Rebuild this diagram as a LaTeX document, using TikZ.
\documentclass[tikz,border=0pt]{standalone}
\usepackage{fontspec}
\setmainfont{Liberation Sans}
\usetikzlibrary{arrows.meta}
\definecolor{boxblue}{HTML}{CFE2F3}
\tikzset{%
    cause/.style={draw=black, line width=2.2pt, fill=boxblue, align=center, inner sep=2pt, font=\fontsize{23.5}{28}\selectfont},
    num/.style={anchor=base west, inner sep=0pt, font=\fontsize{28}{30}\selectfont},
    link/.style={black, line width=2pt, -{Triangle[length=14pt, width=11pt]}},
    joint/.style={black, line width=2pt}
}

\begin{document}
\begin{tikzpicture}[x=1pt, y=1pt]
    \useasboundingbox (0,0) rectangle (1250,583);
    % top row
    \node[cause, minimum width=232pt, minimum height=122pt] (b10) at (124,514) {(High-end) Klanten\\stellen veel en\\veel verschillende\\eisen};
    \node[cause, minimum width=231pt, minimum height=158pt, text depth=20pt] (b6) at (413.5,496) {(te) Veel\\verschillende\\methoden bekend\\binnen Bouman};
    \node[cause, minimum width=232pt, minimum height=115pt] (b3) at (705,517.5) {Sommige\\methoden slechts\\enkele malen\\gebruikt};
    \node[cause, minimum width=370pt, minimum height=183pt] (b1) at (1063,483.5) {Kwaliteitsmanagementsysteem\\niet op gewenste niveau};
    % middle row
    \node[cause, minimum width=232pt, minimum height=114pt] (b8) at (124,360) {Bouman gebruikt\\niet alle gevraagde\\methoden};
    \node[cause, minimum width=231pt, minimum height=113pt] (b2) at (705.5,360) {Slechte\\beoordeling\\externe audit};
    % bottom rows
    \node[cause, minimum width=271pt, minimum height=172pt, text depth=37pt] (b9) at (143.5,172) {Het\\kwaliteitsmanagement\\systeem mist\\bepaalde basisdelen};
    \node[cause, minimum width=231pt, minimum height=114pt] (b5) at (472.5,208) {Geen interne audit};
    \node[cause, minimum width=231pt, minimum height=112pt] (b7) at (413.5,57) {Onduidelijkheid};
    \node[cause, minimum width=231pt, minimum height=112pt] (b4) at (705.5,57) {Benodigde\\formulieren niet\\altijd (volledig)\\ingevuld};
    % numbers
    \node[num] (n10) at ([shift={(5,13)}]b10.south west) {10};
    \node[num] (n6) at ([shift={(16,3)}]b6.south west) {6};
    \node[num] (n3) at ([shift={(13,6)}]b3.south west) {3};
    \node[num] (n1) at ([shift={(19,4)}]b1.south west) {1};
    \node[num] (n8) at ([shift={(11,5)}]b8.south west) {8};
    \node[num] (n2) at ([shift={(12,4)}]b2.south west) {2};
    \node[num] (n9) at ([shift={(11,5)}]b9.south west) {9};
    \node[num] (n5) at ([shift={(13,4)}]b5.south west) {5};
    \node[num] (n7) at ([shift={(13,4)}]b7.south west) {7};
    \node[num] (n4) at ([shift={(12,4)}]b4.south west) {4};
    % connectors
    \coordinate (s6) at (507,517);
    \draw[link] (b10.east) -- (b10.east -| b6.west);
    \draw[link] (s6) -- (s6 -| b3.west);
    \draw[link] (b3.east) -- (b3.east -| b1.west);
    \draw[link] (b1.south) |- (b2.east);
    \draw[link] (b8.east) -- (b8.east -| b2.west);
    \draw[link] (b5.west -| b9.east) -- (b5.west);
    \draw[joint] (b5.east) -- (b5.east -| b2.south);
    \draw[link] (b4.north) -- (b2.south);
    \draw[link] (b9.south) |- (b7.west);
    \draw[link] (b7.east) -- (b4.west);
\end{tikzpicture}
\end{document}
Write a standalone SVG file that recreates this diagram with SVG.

SHORT EXERCISE:
Every entry should be output exactly as written, please.

TASK SOLUTION:
Rebuild this diagram as a LaTeX document, using TikZ.
\documentclass[tikz,border=0pt]{standalone}
\usepackage{fontspec}
\setmainfont{Liberation Sans}
\usetikzlibrary{arrows.meta}
\definecolor{boxblue}{HTML}{CFE2F3}
\tikzset{%
    cause/.style={draw=black, line width=2.2pt, fill=boxblue, align=center, inner sep=2pt, font=\fontsize{23.5}{28}\selectfont},
    num/.style={anchor=base west, inner sep=0pt, font=\fontsize{28}{30}\selectfont},
    link/.style={black, line width=2pt, -{Triangle[length=14pt, width=11pt]}},
    joint/.style={black, line width=2pt}
}

\begin{document}
\begin{tikzpicture}[x=1pt, y=1pt]
    \useasboundingbox (0,0) rectangle (1250,583);
    % top row
    \node[cause, minimum width=232pt, minimum height=122pt] (b10) at (124,514) {(High-end) Klanten\\stellen veel en\\veel verschillende\\eisen};
    \node[cause, minimum width=231pt, minimum height=158pt, text depth=20pt] (b6) at (413.5,496) {(te) Veel\\verschillende\\methoden bekend\\binnen Bouman};
    \node[cause, minimum width=232pt, minimum height=115pt] (b3) at (705,517.5) {Sommige\\methoden slechts\\enkele malen\\gebruikt};
    \node[cause, minimum width=370pt, minimum height=183pt] (b1) at (1063,483.5) {Kwaliteitsmanagementsysteem\\niet op gewenste niveau};
    % middle row
    \node[cause, minimum width=232pt, minimum height=114pt] (b8) at (124,360) {Bouman gebruikt\\niet alle gevraagde\\methoden};
    \node[cause, minimum width=231pt, minimum height=113pt] (b2) at (705.5,360) {Slechte\\beoordeling\\externe audit};
    % bottom rows
    \node[cause, minimum width=271pt, minimum height=172pt, text depth=37pt] (b9) at (143.5,172) {Het\\kwaliteitsmanagement\\systeem mist\\bepaalde basisdelen};
    \node[cause, minimum width=231pt, minimum height=114pt] (b5) at (472.5,208) {Geen interne audit};
    \node[cause, minimum width=231pt, minimum height=112pt] (b7) at (413.5,57) {Onduidelijkheid};
    \node[cause, minimum width=231pt, minimum height=112pt] (b4) at (705.5,57) {Benodigde\\formulieren niet\\altijd (volledig)\\ingevuld};
    % numbers
    \node[num] (n10) at ([shift={(5,13)}]b10.south west) {10};
    \node[num] (n6) at ([shift={(16,3)}]b6.south west) {6};
    \node[num] (n3) at ([shift={(13,6)}]b3.south west) {3};
    \node[num] (n1) at ([shift={(19,4)}]b1.south west) {1};
    \node[num] (n8) at ([shift={(11,5)}]b8.south west) {8};
    \node[num] (n2) at ([shift={(12,4)}]b2.south west) {2};
    \node[num] (n9) at ([shift={(11,5)}]b9.south west) {9};
    \node[num] (n5) at ([shift={(13,4)}]b5.south west) {5};
    \node[num] (n7) at ([shift={(13,4)}]b7.south west) {7};
    \node[num] (n4) at ([shift={(12,4)}]b4.south west) {4};
    % connectors
    \coordinate (s6) at (507,517);
    \draw[link] (b10.east) -- (b10.east -| b6.west);
    \draw[link] (s6) -- (s6 -| b3.west);
    \draw[link] (b3.east) -- (b3.east -| b1.west);
    \draw[link] (b1.south) |- (b2.east);
    \draw[link] (b8.east) -- (b8.east -| b2.west);
    \draw[link] (b5.west -| b9.east) -- (b5.west);
    \draw[joint] (b5.east) -- (b5.east -| b2.south);
    \draw[link] (b4.north) -- (b2.south);
    \draw[link] (b9.south) |- (b7.west);
    \draw[link] (b7.east) -- (b4.west);
\end{tikzpicture}
\end{document}
Write a standalone SVG file that recreates this diagram with SVG.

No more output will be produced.